I Hate You – Don’t Leave Me: Understanding the Borderline Personality by Jerold J. Kreisman, M.D and Hall Straus is a great educational tool for anyone who has been diagnosed with Borderline Personality Disorder(BPD) or for someone who has a loved one with BPD. While one book cannot explain how BPD affects everyone because as with any mental illness everyone experiences it differently I Hate You – Don’t Leave Me does a remarkable job showing how it affects several different people throughout the book. As it is an educational book it covers many topics from the history of BPD to classifications to therapies and their effectiveness, and how BPD affects a person and the people around them. This makes the book very comprehensive for the reader.
One thing that I really appreciated about this book is that it is very reader friendly. Medical jargon is used sparingly, often times it is used when it is the proper name for something or a classification, which is then explained in a more layman’s term. For example when they are talking about medications they talk about a class of drugs called “neuroleptics” and then add the more common term “antipsychotics” afterwards. Doing this made it really easy to understand and absorb without being overwhelmed with new terms.

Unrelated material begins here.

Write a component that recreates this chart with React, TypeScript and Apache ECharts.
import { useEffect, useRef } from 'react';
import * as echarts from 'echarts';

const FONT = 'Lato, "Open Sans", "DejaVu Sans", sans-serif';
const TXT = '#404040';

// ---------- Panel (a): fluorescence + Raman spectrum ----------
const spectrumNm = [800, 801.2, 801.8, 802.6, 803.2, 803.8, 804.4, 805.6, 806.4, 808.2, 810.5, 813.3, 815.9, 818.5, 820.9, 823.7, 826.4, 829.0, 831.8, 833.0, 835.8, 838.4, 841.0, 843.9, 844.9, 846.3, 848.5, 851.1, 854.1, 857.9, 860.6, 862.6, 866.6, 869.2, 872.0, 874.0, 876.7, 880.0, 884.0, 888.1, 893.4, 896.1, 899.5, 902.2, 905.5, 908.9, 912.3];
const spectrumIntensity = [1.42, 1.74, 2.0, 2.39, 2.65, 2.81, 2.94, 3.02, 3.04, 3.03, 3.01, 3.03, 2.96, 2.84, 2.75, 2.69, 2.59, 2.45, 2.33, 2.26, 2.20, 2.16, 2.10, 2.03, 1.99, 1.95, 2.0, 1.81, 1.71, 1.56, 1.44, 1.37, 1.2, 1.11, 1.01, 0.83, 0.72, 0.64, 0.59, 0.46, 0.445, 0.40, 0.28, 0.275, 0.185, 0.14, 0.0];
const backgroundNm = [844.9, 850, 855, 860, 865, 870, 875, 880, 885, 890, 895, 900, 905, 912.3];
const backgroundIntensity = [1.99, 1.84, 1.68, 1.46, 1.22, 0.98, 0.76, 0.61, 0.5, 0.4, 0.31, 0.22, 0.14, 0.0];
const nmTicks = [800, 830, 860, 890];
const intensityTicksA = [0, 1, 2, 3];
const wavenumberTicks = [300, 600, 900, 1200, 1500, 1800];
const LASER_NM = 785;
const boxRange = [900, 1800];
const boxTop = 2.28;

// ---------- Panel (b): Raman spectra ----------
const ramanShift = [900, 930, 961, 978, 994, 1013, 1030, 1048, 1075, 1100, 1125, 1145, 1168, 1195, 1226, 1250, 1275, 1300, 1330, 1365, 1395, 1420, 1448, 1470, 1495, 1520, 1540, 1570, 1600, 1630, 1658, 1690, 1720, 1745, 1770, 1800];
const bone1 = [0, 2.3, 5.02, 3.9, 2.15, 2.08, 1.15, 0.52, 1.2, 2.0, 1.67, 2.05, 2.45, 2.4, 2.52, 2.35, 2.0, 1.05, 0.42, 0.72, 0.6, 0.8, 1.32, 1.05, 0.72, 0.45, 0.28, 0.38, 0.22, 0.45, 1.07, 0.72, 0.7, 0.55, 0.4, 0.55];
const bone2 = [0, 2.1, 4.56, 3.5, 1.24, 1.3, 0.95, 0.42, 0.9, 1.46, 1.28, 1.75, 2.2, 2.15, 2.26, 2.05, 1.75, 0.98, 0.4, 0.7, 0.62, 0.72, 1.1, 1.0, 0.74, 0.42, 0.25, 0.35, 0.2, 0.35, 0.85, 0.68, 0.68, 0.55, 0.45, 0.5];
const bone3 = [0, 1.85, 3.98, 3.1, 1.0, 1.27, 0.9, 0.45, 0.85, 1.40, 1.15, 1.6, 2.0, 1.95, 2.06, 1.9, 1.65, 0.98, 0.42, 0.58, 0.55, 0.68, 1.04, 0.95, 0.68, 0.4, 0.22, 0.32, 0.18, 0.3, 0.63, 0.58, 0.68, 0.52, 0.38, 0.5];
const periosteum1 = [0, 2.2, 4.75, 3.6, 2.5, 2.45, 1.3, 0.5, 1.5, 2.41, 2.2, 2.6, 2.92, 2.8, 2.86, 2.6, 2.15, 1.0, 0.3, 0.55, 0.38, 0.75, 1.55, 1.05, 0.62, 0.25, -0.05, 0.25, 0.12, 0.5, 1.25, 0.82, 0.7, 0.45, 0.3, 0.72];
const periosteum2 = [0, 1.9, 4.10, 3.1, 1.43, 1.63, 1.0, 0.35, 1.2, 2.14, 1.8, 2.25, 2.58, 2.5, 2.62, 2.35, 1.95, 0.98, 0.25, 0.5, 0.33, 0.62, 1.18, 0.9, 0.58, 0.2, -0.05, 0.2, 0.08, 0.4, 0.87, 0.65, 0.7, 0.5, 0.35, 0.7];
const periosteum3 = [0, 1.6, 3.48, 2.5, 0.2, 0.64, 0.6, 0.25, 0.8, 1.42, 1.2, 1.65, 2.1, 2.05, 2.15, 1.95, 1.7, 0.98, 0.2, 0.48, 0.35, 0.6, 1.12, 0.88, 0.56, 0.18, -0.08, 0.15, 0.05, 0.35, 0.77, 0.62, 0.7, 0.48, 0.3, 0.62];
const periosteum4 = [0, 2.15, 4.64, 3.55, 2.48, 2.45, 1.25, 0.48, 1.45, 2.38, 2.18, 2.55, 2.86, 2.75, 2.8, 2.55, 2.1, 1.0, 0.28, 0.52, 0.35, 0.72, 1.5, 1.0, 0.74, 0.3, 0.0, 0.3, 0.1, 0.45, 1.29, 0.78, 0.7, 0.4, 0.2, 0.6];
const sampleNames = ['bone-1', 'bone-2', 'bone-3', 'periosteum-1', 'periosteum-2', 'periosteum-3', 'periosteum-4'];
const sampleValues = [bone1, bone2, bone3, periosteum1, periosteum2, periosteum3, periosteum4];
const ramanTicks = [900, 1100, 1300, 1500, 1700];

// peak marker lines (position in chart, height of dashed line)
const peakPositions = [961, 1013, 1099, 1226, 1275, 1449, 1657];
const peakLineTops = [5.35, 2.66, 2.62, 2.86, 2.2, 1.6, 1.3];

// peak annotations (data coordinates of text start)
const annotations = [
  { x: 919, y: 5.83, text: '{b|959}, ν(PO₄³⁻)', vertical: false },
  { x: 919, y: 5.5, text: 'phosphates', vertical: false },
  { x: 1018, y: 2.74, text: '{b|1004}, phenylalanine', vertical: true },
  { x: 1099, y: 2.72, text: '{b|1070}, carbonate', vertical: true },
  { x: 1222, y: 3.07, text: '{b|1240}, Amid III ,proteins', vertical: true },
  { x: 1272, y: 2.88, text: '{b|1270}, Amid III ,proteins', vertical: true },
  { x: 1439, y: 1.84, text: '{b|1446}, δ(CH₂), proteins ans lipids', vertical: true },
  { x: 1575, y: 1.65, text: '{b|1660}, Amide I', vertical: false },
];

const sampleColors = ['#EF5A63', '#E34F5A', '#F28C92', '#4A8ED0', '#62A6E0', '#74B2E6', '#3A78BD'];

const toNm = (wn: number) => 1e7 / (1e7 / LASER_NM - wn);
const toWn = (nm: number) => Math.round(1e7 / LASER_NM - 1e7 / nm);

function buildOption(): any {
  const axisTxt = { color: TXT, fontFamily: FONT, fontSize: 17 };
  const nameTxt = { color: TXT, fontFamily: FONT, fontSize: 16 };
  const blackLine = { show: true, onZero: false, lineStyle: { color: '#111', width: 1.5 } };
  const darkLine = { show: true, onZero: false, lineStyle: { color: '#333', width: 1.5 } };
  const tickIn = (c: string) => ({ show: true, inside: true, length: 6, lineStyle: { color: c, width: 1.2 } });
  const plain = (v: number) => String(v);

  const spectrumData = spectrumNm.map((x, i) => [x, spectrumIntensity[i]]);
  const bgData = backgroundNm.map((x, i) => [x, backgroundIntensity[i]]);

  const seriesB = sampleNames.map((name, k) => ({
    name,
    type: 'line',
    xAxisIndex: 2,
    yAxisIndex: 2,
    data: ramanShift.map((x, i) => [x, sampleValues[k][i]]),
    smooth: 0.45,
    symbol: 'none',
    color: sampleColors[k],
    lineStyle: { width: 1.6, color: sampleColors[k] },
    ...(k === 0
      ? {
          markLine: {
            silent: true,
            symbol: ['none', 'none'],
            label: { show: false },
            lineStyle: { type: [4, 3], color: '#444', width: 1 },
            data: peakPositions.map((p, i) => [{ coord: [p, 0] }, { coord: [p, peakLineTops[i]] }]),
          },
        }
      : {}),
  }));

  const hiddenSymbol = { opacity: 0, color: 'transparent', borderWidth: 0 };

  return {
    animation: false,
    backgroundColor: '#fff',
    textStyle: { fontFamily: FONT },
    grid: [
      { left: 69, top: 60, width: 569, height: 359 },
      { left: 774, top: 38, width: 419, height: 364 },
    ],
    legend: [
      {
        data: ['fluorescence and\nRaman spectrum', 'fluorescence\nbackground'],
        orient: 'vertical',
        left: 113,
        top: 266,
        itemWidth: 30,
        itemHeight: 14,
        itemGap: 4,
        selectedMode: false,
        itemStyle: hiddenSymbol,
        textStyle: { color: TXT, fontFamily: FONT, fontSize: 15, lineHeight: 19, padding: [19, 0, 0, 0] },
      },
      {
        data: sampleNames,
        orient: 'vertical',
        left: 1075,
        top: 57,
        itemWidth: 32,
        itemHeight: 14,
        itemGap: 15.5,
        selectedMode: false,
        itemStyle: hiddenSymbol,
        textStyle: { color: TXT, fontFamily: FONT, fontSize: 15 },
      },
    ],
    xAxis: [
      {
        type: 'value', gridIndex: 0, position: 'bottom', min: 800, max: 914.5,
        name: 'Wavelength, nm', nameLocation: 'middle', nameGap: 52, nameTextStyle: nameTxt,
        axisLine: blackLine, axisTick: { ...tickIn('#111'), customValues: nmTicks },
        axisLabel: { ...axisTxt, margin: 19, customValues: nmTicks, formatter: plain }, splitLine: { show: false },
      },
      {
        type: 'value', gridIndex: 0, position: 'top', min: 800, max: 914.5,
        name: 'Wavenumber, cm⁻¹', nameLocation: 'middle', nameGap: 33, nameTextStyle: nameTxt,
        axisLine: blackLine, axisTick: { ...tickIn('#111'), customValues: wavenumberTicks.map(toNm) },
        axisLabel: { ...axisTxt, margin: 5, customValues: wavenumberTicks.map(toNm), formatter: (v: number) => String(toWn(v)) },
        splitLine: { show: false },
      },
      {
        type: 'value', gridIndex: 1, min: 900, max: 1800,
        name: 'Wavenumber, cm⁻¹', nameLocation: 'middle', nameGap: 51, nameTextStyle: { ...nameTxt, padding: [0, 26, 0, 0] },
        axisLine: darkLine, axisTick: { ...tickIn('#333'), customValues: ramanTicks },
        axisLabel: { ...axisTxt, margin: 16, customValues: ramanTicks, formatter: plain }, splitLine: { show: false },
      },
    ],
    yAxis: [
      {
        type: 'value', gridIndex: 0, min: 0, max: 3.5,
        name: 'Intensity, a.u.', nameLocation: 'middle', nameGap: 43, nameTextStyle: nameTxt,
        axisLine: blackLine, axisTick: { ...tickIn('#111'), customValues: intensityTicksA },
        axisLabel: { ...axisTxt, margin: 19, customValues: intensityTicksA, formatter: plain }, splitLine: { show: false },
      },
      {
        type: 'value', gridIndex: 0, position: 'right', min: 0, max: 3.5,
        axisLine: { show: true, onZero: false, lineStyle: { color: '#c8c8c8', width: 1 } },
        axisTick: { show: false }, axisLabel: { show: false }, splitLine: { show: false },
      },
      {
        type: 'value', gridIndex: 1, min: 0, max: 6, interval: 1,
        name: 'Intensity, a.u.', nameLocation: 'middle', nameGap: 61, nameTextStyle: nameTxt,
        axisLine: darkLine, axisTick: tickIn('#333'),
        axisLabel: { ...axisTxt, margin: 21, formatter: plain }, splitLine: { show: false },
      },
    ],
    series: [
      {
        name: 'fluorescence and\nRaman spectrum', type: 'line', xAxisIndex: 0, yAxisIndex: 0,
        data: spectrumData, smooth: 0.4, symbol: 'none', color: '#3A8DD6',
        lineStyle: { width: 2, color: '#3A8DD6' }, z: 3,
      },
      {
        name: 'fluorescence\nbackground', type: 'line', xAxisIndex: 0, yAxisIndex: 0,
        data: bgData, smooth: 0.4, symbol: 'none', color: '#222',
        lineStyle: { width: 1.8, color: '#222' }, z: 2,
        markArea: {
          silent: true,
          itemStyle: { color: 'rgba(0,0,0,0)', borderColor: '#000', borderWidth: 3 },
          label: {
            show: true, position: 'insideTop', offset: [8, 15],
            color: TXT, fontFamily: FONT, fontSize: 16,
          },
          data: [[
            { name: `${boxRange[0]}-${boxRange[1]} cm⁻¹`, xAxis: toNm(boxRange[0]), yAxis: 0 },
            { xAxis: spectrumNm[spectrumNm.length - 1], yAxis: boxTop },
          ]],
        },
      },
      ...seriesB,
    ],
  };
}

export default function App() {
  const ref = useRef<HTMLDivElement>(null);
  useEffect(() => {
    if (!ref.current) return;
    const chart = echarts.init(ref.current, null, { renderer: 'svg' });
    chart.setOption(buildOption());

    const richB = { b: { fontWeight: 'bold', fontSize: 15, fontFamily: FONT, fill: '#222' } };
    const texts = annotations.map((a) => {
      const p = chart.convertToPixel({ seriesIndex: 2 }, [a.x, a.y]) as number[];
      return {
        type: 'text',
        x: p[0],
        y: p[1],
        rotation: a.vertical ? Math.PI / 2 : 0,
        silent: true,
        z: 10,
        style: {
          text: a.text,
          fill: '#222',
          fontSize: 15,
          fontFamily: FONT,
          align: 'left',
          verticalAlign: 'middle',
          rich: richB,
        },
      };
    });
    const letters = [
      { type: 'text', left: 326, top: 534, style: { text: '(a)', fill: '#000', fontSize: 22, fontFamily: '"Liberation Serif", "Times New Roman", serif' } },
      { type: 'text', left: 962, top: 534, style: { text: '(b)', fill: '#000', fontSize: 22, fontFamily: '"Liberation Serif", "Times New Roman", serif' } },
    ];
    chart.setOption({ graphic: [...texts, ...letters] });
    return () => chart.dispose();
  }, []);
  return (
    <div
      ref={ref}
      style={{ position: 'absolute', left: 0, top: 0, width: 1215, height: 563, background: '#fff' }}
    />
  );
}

I have seen a few complaints about this book one of them being that it is outdated and another being that it stigmatizes people with Borderline Personality Disorder. I did read the updated version from 2010, and it could use another revision and it references the DSM-IV-TR, but the DSM V is out now. The authors state in the beginning of the book that they will be using the term “borderline(s)” for the sake of clarity, with the agreement that it is being used as a shorthand for “human being(s) who exhibit(s) symptoms consistent with the American Psychiatric Association’s Diagnostic and Statistical Manual of Mental Disorders, Fourth Edition, Text Revision (DSM-IV-TR)”(Note To Reader, XVI) and that they will be alternating pronouns for this purpose as well. This removes the stigmatization that can be seen through the usage of “borderline(s)” and is important to note for this reason. While it is an edition behind in the DSM it is a great start when it comes to learning about the disorder and a good tool for the diagnosed and their friends and family as well.
I learned a lot from reading this book and while it did get taxing to read at times because of all of the new information it was worth it in the end. It’s worth reading if you have an interest in mental health, Psychology, BPD or if you or a family member/friend has BPD and you want to understand the disorder more.